Também as rainhas tinham o seu Vale de tumbas que igualmente revela toda a riqueza da cultura egípcia. São um total de 100 tumbas da dinastia 18 e 20. Como o Egito teve 30 dinastias é certo que ainda há muita coisa para ser encontrada, por isso a cidade de Luxor parece um imenso museu aberto, no qual sempre está acontecendo alguma escavação. Numa primeira vista parece uma coisa meio desorganizada e suja, mas logo se percebe que é a vida antiga que assoma em cada canto da cidade. Uma mistura inquietante do mundo dos mortos com os dos vivos, de cultos ancestrais com a beleza do Islã, de passado e de futuro. Tudo ali tem a cor ocre dourada do deserto e é preciso se despir completamente dos pré-supostos ocidentais para poder fruir com profundidade toda a beleza que as retinas são capazes de capturar.
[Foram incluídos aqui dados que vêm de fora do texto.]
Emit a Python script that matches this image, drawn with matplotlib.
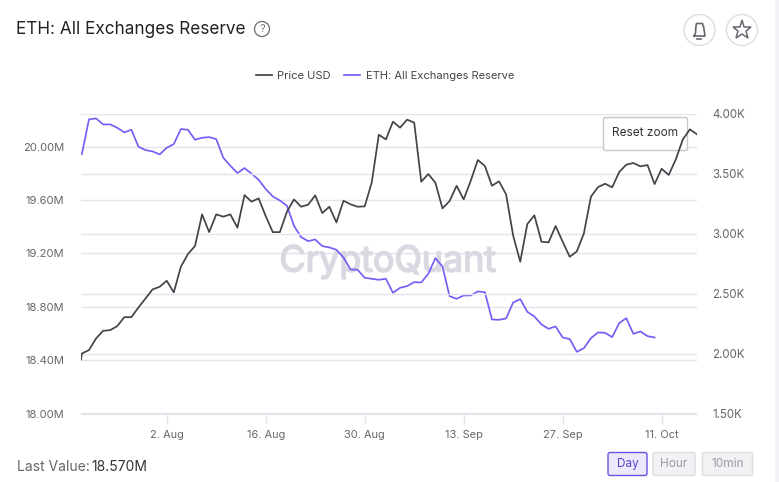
import matplotlib
matplotlib.use('Agg')
import matplotlib.pyplot as plt
import matplotlib.patheffects as pe
import pandas as pd
from matplotlib.patches import Circle, FancyBboxPatch

plt.rcParams['font.family'] = ['Inter', 'DejaVu Sans']

price = [1950, 2001, 2029, 2126, 2190, 2196, 2229, 2304, 2304, 2385, 2460, 2536, 2558, 2608, 2511, 2725,
         2831, 2898, 3162, 3014, 3162, 3143, 3162, 3051, 3323, 3268, 3296, 3148, 3014, 3014, 3184,
         3287, 3226, 3243, 3321, 3173, 3226, 3095, 3276, 3246, 3226, 3229, 3429, 3827, 3788, 3936,
         3886, 3953, 3928, 3435, 3499, 3426, 3212, 3273, 3401, 3287, 3443, 3616, 3566, 3401, 3438,
         3329, 2984, 2767, 3081, 3154, 2934, 2928, 3065, 2934, 2808, 2853, 3003, 3310, 3390, 3418,
         3388, 3516, 3577, 3591, 3563, 3574, 3415, 3543, 3491, 3621, 3788, 3872, 3830]

reserve = [19.945, 20.205, 20.2125, 20.1675, 20.1675, 20.1425, 20.1075, 20.1275, 20.00, 19.975,
           19.965, 19.9425, 19.9925, 20.02, 20.1325, 20.1275, 20.0525, 20.0675, 20.0725, 20.0575,
           19.9175, 19.8575, 19.8025, 19.84, 19.7975, 19.7525, 19.6825, 19.6275, 19.5975, 19.5575,
           19.4075, 19.3225, 19.2925, 19.305, 19.255, 19.245, 19.2275, 19.17, 19.08, 19.0775,
           19.0175, 19.01, 19.0025, 19.01, 18.905, 18.9425, 18.955, 18.985, 18.9825, 19.0475,
           19.165, 19.1025, 18.88, 18.86, 18.885, 18.885, 18.915, 18.91, 18.705, 18.7025,
           18.7125, 18.8325, 18.8575, 18.7625, 18.7275, 18.6675, 18.635, 18.6525, 18.57, 18.5575,
           18.4625, 18.49, 18.565, 18.6075, 18.605, 18.5725, 18.6775, 18.715, 18.5975, 18.615,
           18.58, 18.57]

left_ticks = [18.0, 18.4, 18.8, 19.2, 19.6, 20.0]
left_labels = ['18.00M', '18.40M', '18.80M', '19.20M', '19.60M', '20.00M']
right_ticks = [1500, 2000, 2500, 3000, 3500, 4000]
right_labels = ['1.50K', '2.00K', '2.50K', '3.00K', '3.50K', '4.00K']
date_ticks = ['2021-08-02', '2021-08-16', '2021-08-30', '2021-09-13', '2021-09-27', '2021-10-11']
date_labels = ['2. Aug', '16. Aug', '30. Aug', '13. Sep', '27. Sep', '11. Oct']

W, H = 779, 482
GRID = '#e4e4ec'
BLACK = '#434348'
PURPLE = '#7b5cf5'
TEXT = '#666666'

days = pd.date_range('2021-07-21', periods=len(price) - 1)
price_days = [days[0] - pd.Timedelta(hours=3)] + list(days)
reserve_days = days[:len(reserve)]

fig = plt.figure(figsize=(W / 100, H / 100), dpi=100, facecolor='#f4f4f8')

# white card and pixel-space layer for everything outside the plot
bg = fig.add_axes([0, 0, 1, 1], zorder=0)
bg.set_xlim(0, W)
bg.set_ylim(H, 0)
bg.axis('off')
bg.add_patch(FancyBboxPatch((-20, -20), 796, 540, boxstyle='round,pad=0,rounding_size=10',
                            fc='white', ec='#ececf2', lw=0.8))

x0, x1, y0, y1 = 81, 697, 114, 413.5
ax = fig.add_axes([x0 / W, 1 - y1 / H, (x1 - x0) / W, (y1 - y0) / H], zorder=1)
ax.patch.set_alpha(0)
ax2 = ax.twinx()

xmin = days[0] - pd.Timedelta(hours=3)
ax.set_xlim(xmin, days[-1])
ax.set_ylim(18.0, 18.0 + (y1 - y0) / 53.35 * 0.4)
ax2.set_ylim(1500, 4000)

ax.plot(reserve_days, reserve, color=PURPLE, lw=1.25, zorder=4, label='ETH: All Exchanges Reserve')
ax2.plot(price_days, price, color=BLACK, lw=1.25, zorder=4, label='Price USD')

ax.grid(axis='y', color=GRID, lw=1)
ax2.grid(axis='y', color=GRID, lw=1)
ax.set_axisbelow(True)
ax2.set_axisbelow(True)

ax.set_yticks(left_ticks, left_labels)
ax2.set_yticks(right_ticks, right_labels)
ax.set_xticks(pd.to_datetime(date_ticks), date_labels)
ax.tick_params(axis='y', length=0, pad=12, labelsize=8.1, labelcolor=TEXT)
ax2.tick_params(axis='y', length=0, pad=11, labelsize=8.3, labelcolor=TEXT)
ax.tick_params(axis='x', length=7, width=1, color=GRID, pad=5, labelsize=7.9, labelcolor=TEXT)
for a in (ax, ax2):
    for s in a.spines.values():
        s.set_visible(False)
ax.spines['bottom'].set_visible(True)
ax.spines['bottom'].set_color(GRID)

# watermark and reset button sit over the grid, under the price line
ax.text(388, 262, 'CryptoQuant', transform=bg.transData, ha='center', va='center',
        fontsize=25.8, color='#d9d9e1', zorder=2,
        path_effects=[pe.withStroke(linewidth=1.2, foreground='#d9d9e1')])
ax.add_patch(FancyBboxPatch((603.5, 117.5), 84, 33, boxstyle='round,pad=0,rounding_size=2',
                            transform=bg.transData, fc='white', ec='#c8c8c8', lw=1, zorder=3))
ax.text(645.5, 133, 'Reset zoom', transform=bg.transData, ha='center', va='center',
        fontsize=8.5, color='#333333', zorder=3)

h1, l1 = ax2.get_legend_handles_labels()
h2, l2 = ax.get_legend_handles_labels()
fig.legend(h1 + h2, l1 + l2, ncol=2, frameon=False, loc='center', bbox_to_anchor=(385 / W, 1 - 76 / H),
           fontsize=8, labelcolor='#444444', handlelength=1.45, handletextpad=0.5, columnspacing=1.2)

# header
top = fig.add_axes([0, 0, 1, 1], zorder=3)
top.set_xlim(0, W)
top.set_ylim(H, 0)
top.axis('off')
top.patch.set_alpha(0)
top.text(16, 29.5, 'ETH: All Exchanges Reserve', fontsize=12.35, color='#222222', va='center')
top.add_patch(Circle((262, 29), 7.5, fc='none', ec='#77777f', lw=1))
top.text(262, 29, '?', fontsize=8, color='#77777f', ha='center', va='center')
for cx in (699.5, 742):
    top.add_patch(Circle((cx, 30), 15.5, fc='white', ec='#dcdce2', lw=1))
top.plot([694, 695.5, 696, 696.5, 702.5, 703, 703.5, 705, 694],
         [36, 33, 26, 23.5, 23.5, 26, 26, 36, 36], color='#66666e', lw=1.2)
top.plot([697.5, 701.5], [38.5, 38.5], color='#66666e', lw=1.2)
top.plot([742], [30], marker='*', ms=14, mfc='none', mec='#66666e', mew=1.1)

# footer
top.text(17, 467, 'Last Value: ', fontsize=10, color=TEXT, va='center')
top.text(91, 467, '18.570M', fontsize=10, color='#333333', va='center')
buttons = [(608, 39, 'Day', '#ece8fd', '#6a4fe0', '#5a45c8'),
           (653, 42, 'Hour', '#f2f2f5', '#dcdce2', '#9a9aa2'),
           (702.5, 50, '10min', '#f2f2f5', '#dcdce2', '#9a9aa2')]
for bx, bw, name, fc, ec, tc in buttons:
    top.add_patch(FancyBboxPatch((bx, 452.5), bw, 23, boxstyle='round,pad=0,rounding_size=2',
                                 fc=fc, ec=ec, lw=1))
    top.text(bx + bw / 2, 464, name, fontsize=8.5, color=tc, ha='center', va='center')

fig.savefig('out.png', dpi=100, facecolor=fig.get_facecolor())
O Vale dos Reis e das Rainhas, muito mais do que mostrar a caminha dos reis, ou seja, dos dominadores, é um momento raro de comunhão com os perdidos da história, os artistas, os artesãos, os construtores, aqueles que fizeram real a possibilidade de aquela cultura atravessar o tempo e chegar até nós. São o trabalho cotidiano e as habilidades artísticas daquela gente que se fizeram imortais. Seus nomes não estão escritos nos cartuchos dos templos, mas são eles os que saltam das pedras a nos contar histórias de milhares de anos atrás. Sem eles nenhum faraó teria sobrevivido.